# Extracted records

· · · · ·

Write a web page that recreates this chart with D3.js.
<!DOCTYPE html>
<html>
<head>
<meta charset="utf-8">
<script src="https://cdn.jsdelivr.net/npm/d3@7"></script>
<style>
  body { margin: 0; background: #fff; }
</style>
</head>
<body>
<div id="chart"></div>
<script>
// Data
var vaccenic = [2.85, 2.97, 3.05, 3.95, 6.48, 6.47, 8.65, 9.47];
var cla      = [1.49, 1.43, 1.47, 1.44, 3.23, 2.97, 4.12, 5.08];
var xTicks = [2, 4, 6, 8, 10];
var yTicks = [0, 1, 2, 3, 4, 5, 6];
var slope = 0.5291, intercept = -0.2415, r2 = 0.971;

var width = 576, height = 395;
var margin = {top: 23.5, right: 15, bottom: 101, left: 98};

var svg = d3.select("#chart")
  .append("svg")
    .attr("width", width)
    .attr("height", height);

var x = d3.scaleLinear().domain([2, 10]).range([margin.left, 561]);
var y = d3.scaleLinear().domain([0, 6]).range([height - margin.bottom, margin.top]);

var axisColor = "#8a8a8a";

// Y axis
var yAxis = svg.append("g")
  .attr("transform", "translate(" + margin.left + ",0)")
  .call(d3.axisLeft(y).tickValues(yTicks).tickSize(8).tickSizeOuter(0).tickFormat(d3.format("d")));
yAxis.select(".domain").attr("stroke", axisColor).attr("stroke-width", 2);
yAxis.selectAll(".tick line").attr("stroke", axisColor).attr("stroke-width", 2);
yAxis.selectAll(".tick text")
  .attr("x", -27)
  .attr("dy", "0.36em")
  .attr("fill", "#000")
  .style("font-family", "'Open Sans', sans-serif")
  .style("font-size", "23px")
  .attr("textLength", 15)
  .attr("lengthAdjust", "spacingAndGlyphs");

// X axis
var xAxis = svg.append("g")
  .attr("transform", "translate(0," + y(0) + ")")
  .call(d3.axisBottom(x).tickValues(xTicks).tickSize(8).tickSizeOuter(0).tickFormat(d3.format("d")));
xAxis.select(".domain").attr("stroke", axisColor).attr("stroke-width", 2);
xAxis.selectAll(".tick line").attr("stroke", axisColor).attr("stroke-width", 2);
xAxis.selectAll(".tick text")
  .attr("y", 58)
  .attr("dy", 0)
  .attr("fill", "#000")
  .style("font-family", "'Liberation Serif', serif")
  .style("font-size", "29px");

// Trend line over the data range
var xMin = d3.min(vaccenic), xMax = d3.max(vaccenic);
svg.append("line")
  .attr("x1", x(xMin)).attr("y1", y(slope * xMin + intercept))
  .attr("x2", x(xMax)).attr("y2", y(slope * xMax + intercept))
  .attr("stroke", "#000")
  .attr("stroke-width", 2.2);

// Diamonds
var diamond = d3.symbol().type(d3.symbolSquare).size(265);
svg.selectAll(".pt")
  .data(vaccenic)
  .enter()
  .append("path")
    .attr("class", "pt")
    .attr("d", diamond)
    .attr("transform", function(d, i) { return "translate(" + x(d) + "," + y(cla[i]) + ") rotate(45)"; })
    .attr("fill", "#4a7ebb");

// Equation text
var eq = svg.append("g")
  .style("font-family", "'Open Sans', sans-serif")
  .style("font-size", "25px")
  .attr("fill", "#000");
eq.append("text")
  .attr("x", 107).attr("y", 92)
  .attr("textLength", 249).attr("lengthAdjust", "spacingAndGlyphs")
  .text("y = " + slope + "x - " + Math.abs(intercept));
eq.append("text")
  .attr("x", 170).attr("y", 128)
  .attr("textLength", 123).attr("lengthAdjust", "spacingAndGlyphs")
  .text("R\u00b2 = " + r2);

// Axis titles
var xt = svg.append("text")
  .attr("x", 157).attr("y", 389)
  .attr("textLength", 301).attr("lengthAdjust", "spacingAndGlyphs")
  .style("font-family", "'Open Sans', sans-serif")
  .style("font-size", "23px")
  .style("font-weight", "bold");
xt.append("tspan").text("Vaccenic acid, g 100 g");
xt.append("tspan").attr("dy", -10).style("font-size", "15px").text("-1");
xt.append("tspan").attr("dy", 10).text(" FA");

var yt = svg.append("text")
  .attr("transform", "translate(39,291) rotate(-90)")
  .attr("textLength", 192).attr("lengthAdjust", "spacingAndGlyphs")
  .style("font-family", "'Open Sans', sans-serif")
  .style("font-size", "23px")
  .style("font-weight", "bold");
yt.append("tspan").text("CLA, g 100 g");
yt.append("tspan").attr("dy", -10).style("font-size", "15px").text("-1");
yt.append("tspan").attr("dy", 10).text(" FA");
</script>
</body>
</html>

· · · · ·

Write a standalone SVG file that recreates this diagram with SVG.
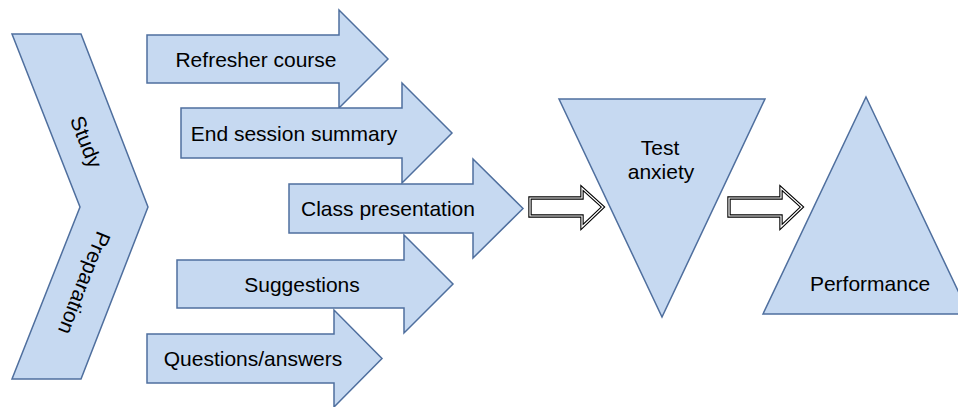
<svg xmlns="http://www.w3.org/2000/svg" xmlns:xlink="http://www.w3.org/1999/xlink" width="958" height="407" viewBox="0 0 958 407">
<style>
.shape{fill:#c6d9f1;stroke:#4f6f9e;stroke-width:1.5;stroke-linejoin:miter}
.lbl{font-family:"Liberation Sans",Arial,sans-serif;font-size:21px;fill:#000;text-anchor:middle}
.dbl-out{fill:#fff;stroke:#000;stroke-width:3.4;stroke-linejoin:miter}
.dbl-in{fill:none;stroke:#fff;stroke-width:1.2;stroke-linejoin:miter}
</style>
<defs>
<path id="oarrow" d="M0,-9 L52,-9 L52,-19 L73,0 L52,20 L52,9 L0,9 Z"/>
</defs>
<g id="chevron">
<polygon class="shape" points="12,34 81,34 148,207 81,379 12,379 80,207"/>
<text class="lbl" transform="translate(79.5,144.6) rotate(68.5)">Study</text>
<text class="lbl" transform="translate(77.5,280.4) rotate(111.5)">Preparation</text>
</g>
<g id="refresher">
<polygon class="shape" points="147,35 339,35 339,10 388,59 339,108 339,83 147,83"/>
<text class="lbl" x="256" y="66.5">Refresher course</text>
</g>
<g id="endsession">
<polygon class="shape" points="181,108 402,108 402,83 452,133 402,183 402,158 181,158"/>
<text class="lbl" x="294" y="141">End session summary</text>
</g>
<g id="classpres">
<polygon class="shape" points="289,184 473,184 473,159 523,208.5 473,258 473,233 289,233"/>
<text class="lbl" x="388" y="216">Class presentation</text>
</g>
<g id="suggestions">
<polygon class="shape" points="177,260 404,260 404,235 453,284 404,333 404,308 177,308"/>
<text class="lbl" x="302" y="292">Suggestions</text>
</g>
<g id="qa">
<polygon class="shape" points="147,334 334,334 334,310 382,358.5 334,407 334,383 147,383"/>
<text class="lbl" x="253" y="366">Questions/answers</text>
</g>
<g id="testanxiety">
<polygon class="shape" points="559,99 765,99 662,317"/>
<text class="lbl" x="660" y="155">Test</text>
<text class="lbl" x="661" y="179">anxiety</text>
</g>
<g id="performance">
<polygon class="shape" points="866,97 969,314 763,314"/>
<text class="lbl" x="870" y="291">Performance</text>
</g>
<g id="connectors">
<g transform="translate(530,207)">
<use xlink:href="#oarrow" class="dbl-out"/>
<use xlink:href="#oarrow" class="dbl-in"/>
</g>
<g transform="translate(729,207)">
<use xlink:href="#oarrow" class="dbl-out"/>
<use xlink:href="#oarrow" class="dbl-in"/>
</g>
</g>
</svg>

· · · · ·

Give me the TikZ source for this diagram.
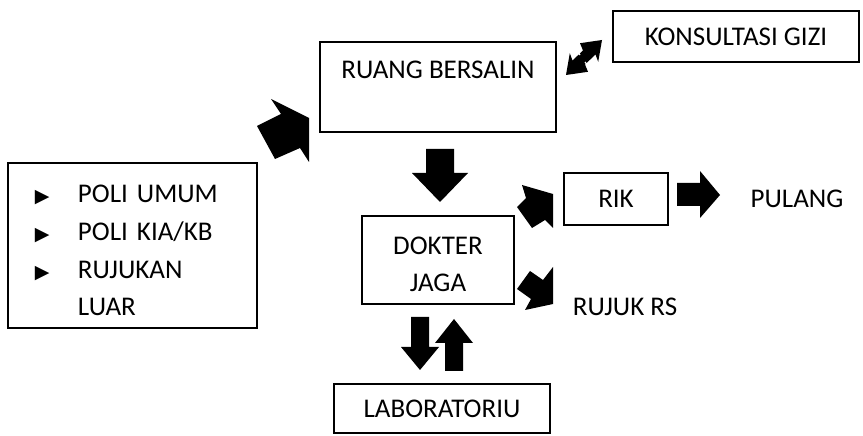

· · · · ·

Where a line in the entries holds the word "with", copy that line.

# Result for this task
Write a web page that recreates this chart with D3.js.
Write a standalone SVG file that recreates this diagram with SVG.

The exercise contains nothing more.